Pourquoi les chiens sont-ils toujours enterrés sous la pluie ?
La chasse ne s'arrêtera jamais quoi qu'il arrive, voilà ce que ce film nous montre avec une force magistrale. Présentant d'abord Lucas dans un univers bon enfant (que ce soit dans son travail ou en "buverie" avec ses amis). Le film tend vers non pas la question de la culpabilité (on sait d'emblée qu'il est "innocent") mais vers celle de l'acharnement: d'abord sur cette petite fille que l'on force quasiment à rendre en attouchements sexuels des propos qu'elle a prononcé comme ça sans savoir ce que ça signifiait vraiment et sous le coup d'un amour propre blessé.
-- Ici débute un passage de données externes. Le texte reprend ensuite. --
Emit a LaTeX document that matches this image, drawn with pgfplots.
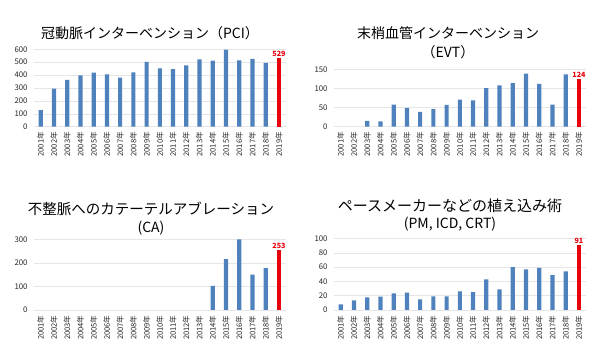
\documentclass[border=0pt]{standalone}
\usepackage{fontspec}
\setmainfont{Noto Sans CJK JP}
\usepackage{pgfplots}
\pgfplotsset{compat=1.18}
\definecolor{barblue}{HTML}{4F81BD}
\definecolor{barred}{HTML}{E8000B}
\definecolor{gridgray}{HTML}{E6E6E6}
\pgfplotsset{
  panel/.style={
    scale only axis, width=251.5pt,
    xmin=0.5, xmax=19.5, ymin=0,
    xtick={1,...,19},
    xticklabels={2001年,2002年,2003年,2004年,2005年,2006年,2007年,2008年,2009年,2010年,2011年,2012年,2013年,2014年,2015年,2016年,2017年,2018年,2019年},
    xticklabel style={rotate=90, anchor=east, font=\fontsize{7.6}{8}\selectfont, color=black!85, inner sep=1pt},
    yticklabel style={font=\fontsize{7.8}{8}\selectfont, color=black!85, xshift=-3pt},
    /pgf/number format/assume math mode=true,
    axis line style={draw=none},
    tick style={draw=none},
    ymajorgrids, grid style={gridgray, line width=0.5pt},
    ybar, bar width=4.2pt, bar shift=0pt,
    anchor=south west,
    clip=false,
  },
  blue bars/.style={fill=barblue, draw=none},
  red bars/.style={fill=barred, draw=none,
    nodes near coords,
    every node near coord/.append style={font=\bfseries\fontsize{7.2}{8}\selectfont, color=barred, inner sep=1.5pt}},
}
\begin{document}
\begin{tikzpicture}
\path[use as bounding box] (0,0) rectangle (600pt,364pt);
% Panel 1: PCI
\begin{axis}[panel, at={(34.1pt,237.3pt)}, height=77.4pt, ymax=600, ytick={0,100,...,600}]
\addplot[blue bars] coordinates {(1,129) (2,295) (3,362) (4,398) (5,419) (6,406) (7,380) (8,421) (9,502) (10,453) (11,447) (12,476) (13,522) (14,512) (15,597) (16,515) (17,525) (18,494)};
\addplot[red bars] coordinates {(19,529)};
\end{axis}
% Panel 2: EVT
\begin{axis}[panel, at={(334.1pt,237.3pt)}, height=57.4pt, ymax=150, ytick={0,50,...,150}]
\addplot[blue bars] coordinates {(3,15) (4,14) (5,58) (6,49) (7,39) (8,46) (9,57) (10,71) (11,69) (12,101) (13,108) (14,114) (15,139) (16,112) (17,58) (18,137)};
\addplot[red bars] coordinates {(19,124)};
\end{axis}
% Panel 3: CA
\begin{axis}[panel, at={(34.1pt,54pt)}, height=70.7pt, ymax=300, ytick={0,100,...,300}]
\addplot[blue bars] coordinates {(14,102) (15,216) (16,300) (17,150) (18,178)};
\addplot[red bars] coordinates {(19,253)};
\end{axis}
% Panel 4: PM
\begin{axis}[panel, at={(334.1pt,54pt)}, height=71.3pt, ymax=100, ytick={0,20,...,100}]
\addplot[blue bars] coordinates {(1,8) (2,13.5) (3,17.8) (4,18.7) (5,23.4) (6,24.3) (7,15) (8,19) (9,19) (10,26) (11,25) (12,43) (13,29) (14,60) (15,57) (16,59) (17,49) (18,54)};
\addplot[red bars] coordinates {(19,91)};
\end{axis}
% Titles
\node[font=\fontsize{14}{14}\selectfont] at (150pt,331pt) {冠動脈インターベンション（PCI）};
\node[font=\fontsize{14}{14}\selectfont] at (448pt,331pt) {末梢血管インターベンション};
\node[font=\fontsize{14}{14}\selectfont] at (448pt,312pt) {（EVT）};
\node[font=\fontsize{14.5}{14}\selectfont] at (151pt,155pt) {不整脈へのカテーテルアブレーション};
\node[font=\fontsize{14}{14}\selectfont] at (151pt,136pt) {(CA)};
\node[font=\fontsize{15}{14}\selectfont] at (450pt,158pt) {ペースメーカーなどの植え込み術};
\node[font=\fontsize{14}{14}\selectfont] at (450pt,140pt) {(PM, ICD, CRT)};
\end{tikzpicture}
\end{document}
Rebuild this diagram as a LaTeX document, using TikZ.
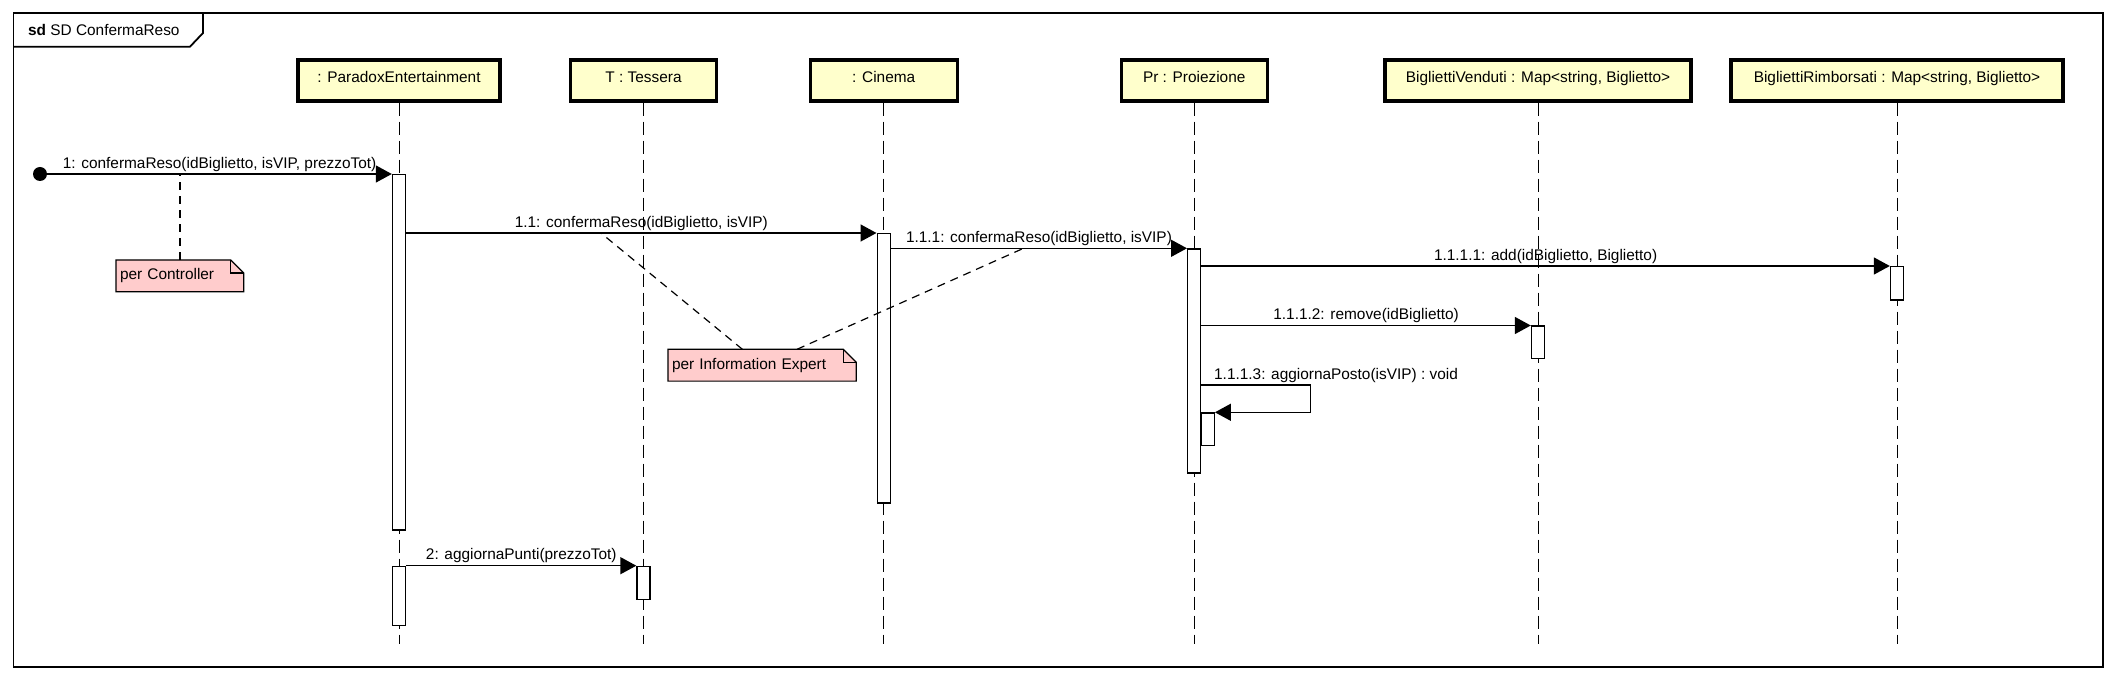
\documentclass[tikz,border=0pt]{standalone}
\usepackage{fontspec}
\setmainfont{Liberation Sans}
\usetikzlibrary{positioning,calc,arrows.meta,backgrounds}

\definecolor{headfill}{RGB}{255,255,204}
\definecolor{notefill}{RGB}{255,204,204}

\begin{document}
\begin{tikzpicture}[x=0.5pt, y=-0.5pt,
	every node/.style={font=\fontsize{7.7}{9}\selectfont},
	head/.style={draw=black, line width=1.7pt, fill=headfill, minimum height=20.5pt, inner sep=0pt,
		text height=6.5pt, text depth=4.4pt},
	bar/.style={draw=black, line width=0.7pt, fill=white, minimum width=6.5pt, inner sep=0pt, anchor=north},
	lifeline/.style={line width=0.5pt, dash pattern=on 6.5pt off 3pt},
	msg/.style={line width=0.75pt, -{Triangle[length=8pt, width=8.5pt]}},
	msglabel/.style={anchor=south, inner sep=1pt},
	notelink/.style={line width=0.6pt, dash pattern=on 4pt off 3pt},
	notetext/.style={inner sep=1.8pt, minimum height=15.5pt, align=left, anchor=north west}]
	
	% geometry
	\def\fold{6.5pt}   % dog-ear of the notes
	\coordinate (bottom) at (0,644);   % where the lifelines stop
	
	\useasboundingbox (0,0) rectangle (2118,678);
	\begin{scope}[on background layer]
		\fill[white] (0,0) rectangle (2118,678);
	\end{scope}
	
	% one participant: name #1, x #2, box width #3, text #4
	\newcommand{\participant}[4]{%
		\node[head, minimum width=#3] (#1) at (#2,80.5) {#4};
		\draw[lifeline] (#1.south) -- (#1.south |- bottom);
	}
	% one activation bar: name #1, x #2, top #3, bottom #4
	\newcommand{\activation}[4]{%
		\node[bar, minimum height={(#4-#3)*0.5pt}] (#1) at (#2,#3) {};
	}
	% one note: name #1, corner #2,#3, text width #4, text #5
	\newcommand{\umlnote}[5]{%
		\node[notetext, text width=#4] (#1) at (#2,#3) {#5};
		\begin{scope}[on background layer]
			\path[draw=black, line width=0.6pt, fill=notefill]
			(#1.south west) -- (#1.north west) -- ([xshift=-\fold]#1.north east)
			-- ([yshift=-\fold]#1.north east) -- (#1.south east) -- cycle;
			\draw[line width=0.6pt] ([xshift=-\fold]#1.north east) |- ([yshift=-\fold]#1.north east);
		\end{scope}
	}
	
	% frame
	\draw[line width=0.9pt] (13.4,13.3) rectangle (2103,666.7);
	\draw[line width=0.9pt] (13.4,46.7) -- (190,46.7) -- (203,33) -- (203,13.3);
	\node[anchor=west, inner sep=0pt] (title) at (27.7,30) {\textbf{sd} SD ConfermaReso};
	
	% participants
	\participant{pe}{399}{101pt}{: ParadoxEntertainment}
	\participant{te}{643.5}{73pt}{T : Tessera}
	\participant{ci}{883.7}{73.5pt}{: Cinema}
	\participant{pr}{1194.2}{73pt}{Pr : Proiezione}
	\participant{bv}{1538}{153pt}{BigliettiVenduti : Map<string, Biglietto>}
	\participant{br}{1897}{166pt}{BigliettiRimborsati : Map<string, Biglietto>}
	
	% activations
	\activation{pe1}{399}{174}{529.3}
	\activation{pe2}{399}{565.7}{625}
	\activation{te1}{643.5}{565.7}{599}
	\activation{ci1}{883.7}{233}{502.3}
	\activation{pr1}{1194.2}{248.3}{472.3}
	\activation{pr2}{1207.7}{412.3}{445}
	\activation{bv1}{1538}{325.5}{358}
	\activation{br1}{1897}{266}{299.3}
	
	% messages
	\node[circle, fill=black, inner sep=0pt, minimum size=7pt] (start) at (40,174) {};
	\draw[msg] (start) -- node[msglabel] {1: confermaReso(idBiglietto, isVIP, prezzoTot)} (pe1.north west);
	\draw[msg] (pe1.east |- ci1.north) -- node[msglabel] {1.1: confermaReso(idBiglietto, isVIP)}
		coordinate[pos=0.414] (m11) (ci1.north west);
	\draw[msg] (ci1.east |- pr1.north) -- node[msglabel] {1.1.1: confermaReso(idBiglietto, isVIP)}
		coordinate[pos=0.448] (m111) (pr1.north west);
	\draw[msg] (pr1.east |- br1.north) -- node[msglabel] {1.1.1.1: add(idBiglietto, Biglietto)} (br1.north west);
	\draw[msg] (pr1.east |- bv1.north) -- node[msglabel] {1.1.1.2: remove(idBiglietto)} (bv1.north west);
	\coordinate (turn) at (1310.7,385);
	\draw[msg] (pr1.east |- turn) node[msglabel, anchor=south west, xshift=5pt] {1.1.1.3: aggiornaPosto(isVIP) : void}
		-- (turn) -- (turn |- pr2.north) -- (pr2.north east);
	\draw[msg] (pe2.north east) -- node[msglabel] {2: aggiornaPunti(prezzoTot)} (te1.north west);
	
	% notes
	\umlnote{nC}{116}{260}{59.9pt}{per Controller}
	\umlnote{nIE}{668}{349.3}{90.15pt}{per Information Expert}
	\draw[notelink] (nC.north) -- (nC.north |- start);
	\draw[notelink] ($(nIE.north west)!0.395!(nIE.north east)$) -- (m11);
	\draw[notelink] ($(nIE.north west)!0.685!(nIE.north east)$) -- (m111);
	
\end{tikzpicture}
\end{document}
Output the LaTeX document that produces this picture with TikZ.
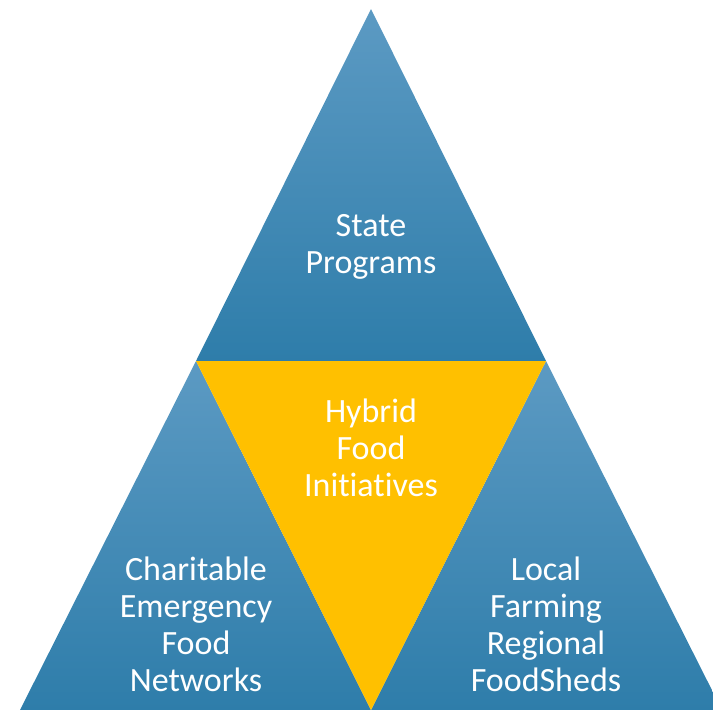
\documentclass[tikz,border=0pt]{standalone}
\usepackage{fontspec}
\setmainfont[Ligatures=NoCommon]{Carlito}
\usetikzlibrary{positioning}

\definecolor{blueTop}{RGB}{92,154,195}
\definecolor{blueBot}{RGB}{46,125,170}
\definecolor{hybridYellow}{RGB}{255,192,0}

\begin{document}
\begin{tikzpicture}[
  x=1pt, y=-1pt,
  tri/.style={top color=blueTop, bottom color=blueBot},
  label/.style={text=white, align=center, font=\fontsize{34}{37}\selectfont}
]
\useasboundingbox (0,0) rectangle (713,710);
\clip (0,0) rectangle (713,710);

% the four triangles
\shade[tri] (371,9) -- (546,361) -- (196,361) -- cycle;
\shade[tri] (196,361) -- (371,710) -- (20,710) -- cycle;
\shade[tri] (546,361) -- (722,710) -- (371,710) -- cycle;
\fill[hybridYellow] (196,361) -- (546,361) -- (371,710) -- cycle;

\node[label] (state) at (371,247) {State\\Programs};
\node[label] (hybrid) at (371,448) {Hybrid\\Food\\Initiatives};
\node[label] (charity) at (196,624) {Charitable\\Emergency\\Food\\Networks};
\node[label] (local) at (546,624) {Local\\Farming\\Regional\\FoodSheds};
\end{tikzpicture}
\end{document}
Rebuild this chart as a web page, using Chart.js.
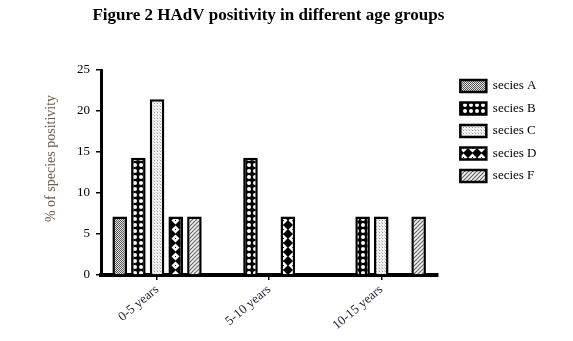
<!DOCTYPE html>
<html><head><meta charset="utf-8">
<script src="https://cdn.jsdelivr.net/npm/chart.js@4/dist/chart.umd.min.js"></script>
<style>html,body{margin:0;padding:0;background:#fff}canvas{display:block}</style>
</head><body>
<canvas id="c" width="573" height="341"></canvas>
<script>
const categories = ['0-5 years', '5-10 years', '10-15 years'];
const seriesNames = ['secies A', 'secies B', 'secies C', 'secies D', 'secies F'];
const speciesA = [7.14, null, null];
const speciesB = [14.29, 14.29, 7.14];
const speciesC = [21.43, null, 7.14];
const speciesD = [7.14, 7.14, null];
const speciesF = [7.14, null, 7.14];
const yTicks = [0, 5, 10, 15, 20, 25];

function pat(w, h, draw) {
  const c = document.createElement('canvas'); c.width = w; c.height = h;
  const x = c.getContext('2d'); draw(x, w, h);
  return document.getElementById('c').getContext('2d').createPattern(c, 'repeat');
}
const patA = pat(2, 2, (x) => { x.fillStyle = '#e4e4e4'; x.fillRect(0,0,2,2); x.fillStyle = '#555'; x.fillRect(0,0,1,1); x.fillRect(1,1,1,1); });
const patB = pat(6, 6, (x) => { x.fillStyle = '#000'; x.fillRect(0,0,6,6); x.fillStyle = '#fff'; x.beginPath(); x.arc(3,3,2,0,Math.PI*2); x.fill(); });
const patC = pat(3, 3, (x) => { x.fillStyle = '#f2f2f2'; x.fillRect(0,0,3,3); x.fillStyle = '#999'; x.fillRect(1,1,1,1); x.fillStyle = '#ccc'; x.fillRect(0,0,1,1); });
const patD = pat(9, 9, (x) => { x.fillStyle = '#000'; x.fillRect(0,0,9,9); x.fillStyle = '#fff'; x.beginPath(); x.moveTo(4.5,0.5); x.lineTo(8.5,4.5); x.lineTo(4.5,8.5); x.lineTo(0.5,4.5); x.closePath(); x.fill(); x.fillStyle='#000'; x.fillRect(4,4,1,1); });
const patF = pat(4, 4, (x) => { x.fillStyle = '#f4f4f4'; x.fillRect(0,0,4,4); x.strokeStyle = '#666'; x.lineWidth = 1.2; x.beginPath(); x.moveTo(0,4); x.lineTo(4,0); x.moveTo(-1,1); x.lineTo(1,-1); x.moveTo(3,5); x.lineTo(5,3); x.stroke(); });

const seriesData = [speciesA, speciesB, speciesC, speciesD, speciesF];
const fills = [patA, patB, patC, patD, patF];

const serif = 'Liberation Serif';
new Chart(document.getElementById('c'), {
  type: 'bar',
  data: {
    labels: categories,
    datasets: seriesData.map((d, i) => ({
      label: seriesNames[i], data: d, backgroundColor: fills[i],
      borderColor: '#000', borderWidth: 2.5,
      categoryPercentage: 0.833, barPercentage: 0.78
    }))
  },
  options: {
    responsive: false, animation: false, devicePixelRatio: 1,
    layout: { padding: { left: 0, right: 32, top: 0, bottom: 0 } },
    plugins: {
      title: { display: true, text: 'Figure 2 HAdV positivity in different age groups ', fullSize: true,
        color: '#000', font: { family: serif, size: 17, weight: 'bold' }, padding: { top: 5, bottom: 44.6 } },
      legend: { display: true, position: 'right', align: 'start', fullSize: false,
        labels: { boxWidth: 26, boxHeight: 12, padding: 9.5, color: '#000', font: { family: serif, size: 13 } } },
      tooltip: { enabled: false }
    },
    scales: {
      x: {
        grid: { display: true, drawOnChartArea: false, drawTicks: true, tickLength: 5, color: '#000', lineWidth: 1.5, offset: false },
        border: { display: true, color: '#000', width: 4 },
        ticks: { color: '#1a1a33', font: { family: serif, size: 13 }, minRotation: 40, maxRotation: 40, padding: 2 },
        afterFit: (s) => { s.height = 66; }
      },
      y: {
        min: 0, max: 25,
        afterBuildTicks: (s) => { s.ticks = yTicks.map(v => ({ value: v })); },
        grid: { display: true, drawOnChartArea: false, drawTicks: true, tickLength: 5, color: '#000', lineWidth: 1.5 },
        border: { display: true, color: '#000', width: 3 },
        ticks: { color: '#000', font: { family: serif, size: 13 }, padding: 6 },
        title: { display: true, text: '        % of species positivity', align: 'center', color: '#6a5a4a',
          font: { family: serif, size: 14 }, padding: { top: 43, bottom: 0 } },
        afterFit: (s) => { s.width = 101; }
      },
      yR: {
        position: 'right', display: true,
        grid: { display: false }, border: { display: false }, ticks: { display: false },
        afterFit: (s) => { s.width = 13.5; }
      }
    }
  }
});
</script>
</body></html>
Dès lors commence cette chasse, on accuse, d'autres enfants se manifestent et c'est la traque infernale qui débute: les coups, le rejet, les actes de barbarisme gratuit. Bien sur ce n'est pas nouveau, en groupe la connerie se propage rapidement (surtout qu'il est difficile de juger ces gens, comment ne pas croire un enfant, comment se positionner) La violence est distillée dans tout le film, par à coup et la tension se lit dans ces ;longs silences où apparaissent les magnifiques paysages du Danemark.
Dès lors, derrière la lenteur apparente qui se dégage de ces longs plans, larges et fluides, se cache une tension toujours palpable. Parce que le basculement de l'un à l'autre est simple: du traqué au traqueur, le film ne faiblit jamais et dresse le portrait juste d'un homme confronté au rejet.
Toutes les apparences sont trompeuses et le film nous dit une seule chose: la chasse ne s'arrêtera jamais, que soit dans la famille, Marcus fait sa première ouverture, ou dans le village, toujours dans le viseur, Lucas, brillamment interprété par Mads Mikkelsen, reste aux aguets: perdu, fini, traqué et scandaleusement innocent aussi (j'aime bien les gens qui se laissent emportés pendant la séance et fustigent contre tous ces gens alors qu'ils ne savent même pas comment ils auraient réagit dans ce contexte), plein d'amour dans cet univers viril dans lequel il évolue où l'on est soit le meilleur ami soit l'ennemi juré qu'il faut tenir à distance... Le film nous fait aussi réfléchir (un peu à la manière de "38 témoins" mais de manière plus subtile) sur notre réaction à nous, si nous n'avions pas la donnée de départ du spectateur, à savoir "Lucas est innocent", ça n'est jamais dit mais c'est montré. C'est donc pour moi capital que l'on sache cela depuis le début, la tension en est d'autant plus forte...
La scène de fin avec l'enfant (Klara obsédée par les "traits" sur le sol, signe d'un trouble ? ) est toute aussi pleine de tension que de rédemption. Parfaitement maîtrisé, le rythme est excellent dans tout le film, découpé en deux mois, une journée et une dernière qui se plonge dans l'avenir, il donne à voir l'évolution de cette chasse, son rythme partant de l'ouverture d'une chasse à une autre ouverture avec cette impression constante que la chasse ne s'est jamais vraiment refermée dans la manière de filmer Lucas seul, au plus, près, au milieu des enfants, assailli, toujours entouré, jamais tranquille même seul (avec son chien de chasse, toujours), la caméra lui colle aux basques pendant 2h ... Puissant.